West Tower residents sue FPIC anew

West Tower residents on Tuesday sued for criminal negligence officials of the Lopez-owned First Philippine Industrial Corp. (FPIC), First Gen Corp. which manages FPIC and oil companies Pilipinas Shell and Chevron Philippines in connection with last year’s oil leak which led to the closure of the 22-story condominium in Barangay Bangkal, Makati City.

“We sought a ‘writ of kalikasan’ from the Supreme Court and it was granted. We’ve filed for damages and yet it seems FPIC isn’t listening to us,” the residents’ lawyer, Lorna Kapunan, told reporters. “Maybe with this case, they’ll start to listen to us.”

In a complaint they filed with the Makati City Prosecutor’s Office, the residents said the companies’ officials should be held “criminally liable [because … they] were so negligent in maintaining the pipeline.”

They added, “To maintain [the pipeline’s] integrity and suitability, it is industry practice to conduct routine maintenance checks and, if needed, repair work or rehabilitation work … since it has been in use for [the past] 44 years …”

The respondents were referring to FPIC’s 117-kilometer-long pipeline, a portion of which is located near West Tower.

Used to transport fuel products in Batangas province to the Pandacan oil depot in Manila, it was found to be the source of the oil that started leaking into the basement of the condominium in July last year.

Fearful for the safety of residents, Makati officials ordered the closure of the building as unit owners asked the Supreme Court to issue a writ of kalikasan, a petition which was granted in November.

The court also ordered FPIC to shut down the pipeline indefinitely and conduct a cleanup of the West Tower basement and surrounding areas in Barangay Bangkal.

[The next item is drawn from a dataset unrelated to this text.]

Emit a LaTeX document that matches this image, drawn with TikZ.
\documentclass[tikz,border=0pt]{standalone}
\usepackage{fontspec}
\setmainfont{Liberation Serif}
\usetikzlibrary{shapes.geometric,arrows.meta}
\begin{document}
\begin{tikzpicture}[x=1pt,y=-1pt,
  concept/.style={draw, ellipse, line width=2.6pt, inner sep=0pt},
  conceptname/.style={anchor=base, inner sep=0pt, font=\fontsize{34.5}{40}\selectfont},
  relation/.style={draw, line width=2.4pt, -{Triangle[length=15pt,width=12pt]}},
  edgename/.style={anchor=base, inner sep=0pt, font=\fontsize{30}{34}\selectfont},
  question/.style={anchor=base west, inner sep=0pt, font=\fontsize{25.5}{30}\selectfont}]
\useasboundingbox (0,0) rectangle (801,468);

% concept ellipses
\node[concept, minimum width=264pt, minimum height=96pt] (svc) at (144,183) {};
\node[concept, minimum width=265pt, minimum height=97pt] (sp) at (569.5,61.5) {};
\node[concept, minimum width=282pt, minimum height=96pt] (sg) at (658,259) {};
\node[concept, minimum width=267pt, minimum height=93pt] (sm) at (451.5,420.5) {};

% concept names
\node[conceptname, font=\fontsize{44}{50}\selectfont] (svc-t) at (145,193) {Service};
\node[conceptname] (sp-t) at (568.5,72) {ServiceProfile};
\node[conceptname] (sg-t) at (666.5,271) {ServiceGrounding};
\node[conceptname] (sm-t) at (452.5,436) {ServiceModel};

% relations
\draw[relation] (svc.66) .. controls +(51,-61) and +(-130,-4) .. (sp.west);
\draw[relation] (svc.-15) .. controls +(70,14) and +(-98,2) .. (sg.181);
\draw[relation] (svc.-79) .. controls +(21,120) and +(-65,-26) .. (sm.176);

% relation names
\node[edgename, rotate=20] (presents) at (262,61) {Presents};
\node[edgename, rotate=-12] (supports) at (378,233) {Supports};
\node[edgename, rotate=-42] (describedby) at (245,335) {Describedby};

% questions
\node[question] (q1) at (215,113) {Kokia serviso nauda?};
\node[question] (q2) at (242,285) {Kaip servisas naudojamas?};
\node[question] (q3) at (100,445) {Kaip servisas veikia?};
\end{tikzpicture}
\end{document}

The residents said in their petition that when the oil leak was first discovered, FPIC and First Gen officials did not order the conduct of a structural integrity test on the pipeline while the inspections they conducted were not extensive and thorough enough, [allowing the situation] “to become worse.”

As for the two oil firms, reports about the leak “should have raised a red flag that should have prompted [their officials] … to check whether it was their fuel that was being spilled in a residential area,” they added.

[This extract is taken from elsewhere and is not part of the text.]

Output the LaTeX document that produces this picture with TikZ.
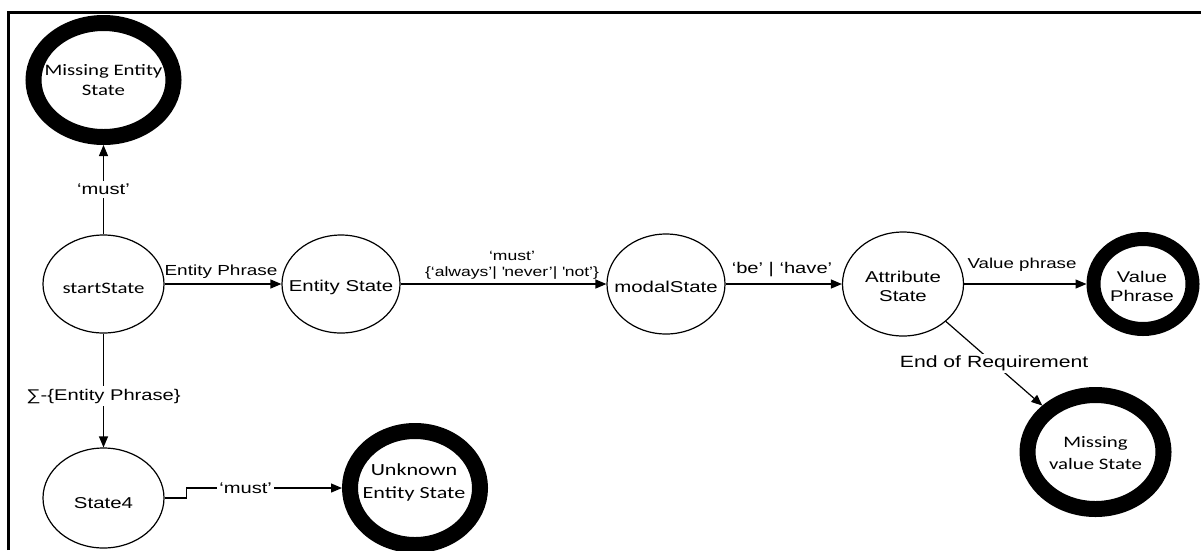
\documentclass[tikz,border=0pt]{standalone}
\usepackage{fontspec}
\usetikzlibrary{shapes.geometric,arrows.meta}
\newfontfamily\arialf[FakeStretch=1.3]{Liberation Sans}
\newfontfamily\calf[FakeStretch=1.3]{Carlito}
% straight apostrophe, bypassing the TeX quote mapping
\newcommand\sq{{\XeTeXglyph\XeTeXcharglyph"27\relax}}
\newcommand\fs[1]{\fontsize{#1}{#1}\selectfont}

\begin{document}
\begin{tikzpicture}[x=1pt,y=-1pt,
  line width=1.2pt,
  >={Triangle[length=11pt,width=9pt]},
  state/.style={ellipse,draw,line width=1.2pt,inner sep=0pt},
  final/.style={ellipse,draw,line width=16pt,inner sep=0pt,outer sep=8pt},
  txt/.style={align=center,inner sep=0pt},
  cut/.style={fill=white,inner sep=3pt},
  above lbl/.style={anchor=south,inner sep=0pt,align=center}
]
\useasboundingbox (0,0) rectangle (1201,550);

% frame
\draw[line width=3pt] (8,550) -- (8,12) -- (1201,12);

% states
\node[final,minimum width=140pt,minimum height=114pt] (mes) at (103.5,80) {};
\node[state,minimum width=121pt,minimum height=98pt] (start) at (103.5,284) {};
\node[state,minimum width=118pt,minimum height=98pt] (es) at (341,284) {};
\node[state,minimum width=118pt,minimum height=100pt] (modal) at (666,284) {};
\node[state,minimum width=121pt,minimum height=104pt] (attr) at (903,284) {};
\node[final,line width=14pt,outer sep=7pt,minimum width=99pt,minimum height=90pt] (vp) at (1143,284) {};
\node[final,minimum width=136pt,minimum height=114pt] (mvs) at (1095.5,452) {};
\node[state,minimum width=121pt,minimum height=100pt] (s4) at (103.5,498) {};
\node[final,minimum width=130pt,minimum height=114pt] (ues) at (415,488) {};

% state texts
\node[txt,font=\calf\fontsize{16}{20}\selectfont] (mes-t) at (103.5,80) {Missing Entity\\State};
\node[txt,font=\calf\fs{16}] (start-t) at (103.5,288) {startState};
\node[txt,font=\arialf\fs{15.7}] (es-t) at (341,287) {Entity State};
\node[txt,font=\arialf\fs{15.7}] (modal-t) at (666,287) {modalState};
\node[txt,font=\arialf\fontsize{15.7}{19}\selectfont] (attr-t) at (903,286) {Attribute\\State};
\node[txt,font=\arialf\fontsize{15.5}{19}\selectfont] (vp-t) at (1142,286) {Value\\Phrase};
\node[txt,font=\calf\fontsize{16}{22}\selectfont] (mvs-t) at (1095.5,453) {Missing\\value State};
\node[txt,font=\arialf\fs{15.7}] (s4-t) at (103.5,503) {State4};
\node[txt,font=\calf\fontsize{17}{23}\selectfont] (ues-t) at (414,482) {Unknown\\Entity State};

% transitions
\draw[->] (start) -- node[cut,font=\arialf\fs{15.5}] (l1) {‘must’} (mes);
\draw[->] (start) -- (es);
\node[above lbl,font=\arialf\fs{14.6}] (l2) at (221,279) {Entity Phrase};
\draw[->] (es) -- (modal);
\node[above lbl,font=\arialf\fontsize{13.5}{16.5}\selectfont] (l3) at (512,280)
  {‘must’\\\{‘always’| \sq never’| \sq not’\}};
\draw[->] (modal) -- (attr);
\node[above lbl,font=\arialf\fs{15.5}] (l4) at (782,277) {‘be’ | ‘have’};
\draw[->] (attr) -- (vp);
\node[above lbl,font=\arialf\fs{14.4}] (l5) at (1022,272) {Value phrase};
\draw[->] (attr) -- node[cut,inner sep=2pt,font=\arialf\fs{16.3}] (l6) {End of Requirement} (mvs);
\draw[->] (start) -- node[cut,pos=0.55,font=\arialf\fs{15.5}] (l7) {∑-\{Entity Phrase\}} (s4);
\draw[->] (s4.east) -- ++(22,0) |- node[cut,pos=0.69,inner sep=2pt,font=\arialf\fs{15.5}] (l8) {‘must’} (ues.west);
\end{tikzpicture}
\end{document}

According to the residents, the officials of the four companies were to blame for making West Tower “uninhabitable….”

Sought for comment, FPIC president Anthony Mabasa said that it was not true that they did not conduct an immediate investigation into the source of the leak after it was first reported.

“We dug in front of West Tower and [other areas], only we did not find the source of leak,” he told the Inquirer on the phone. “We found the source of the leak about 200 meters upstream.”

He also lamented the filing of another suit against their company which, according to him, would “undermine the good faith discussions the company has [conducted] with some residents.”

Officials of Shell and Chevron, meanwhile, declined to comment on the matter.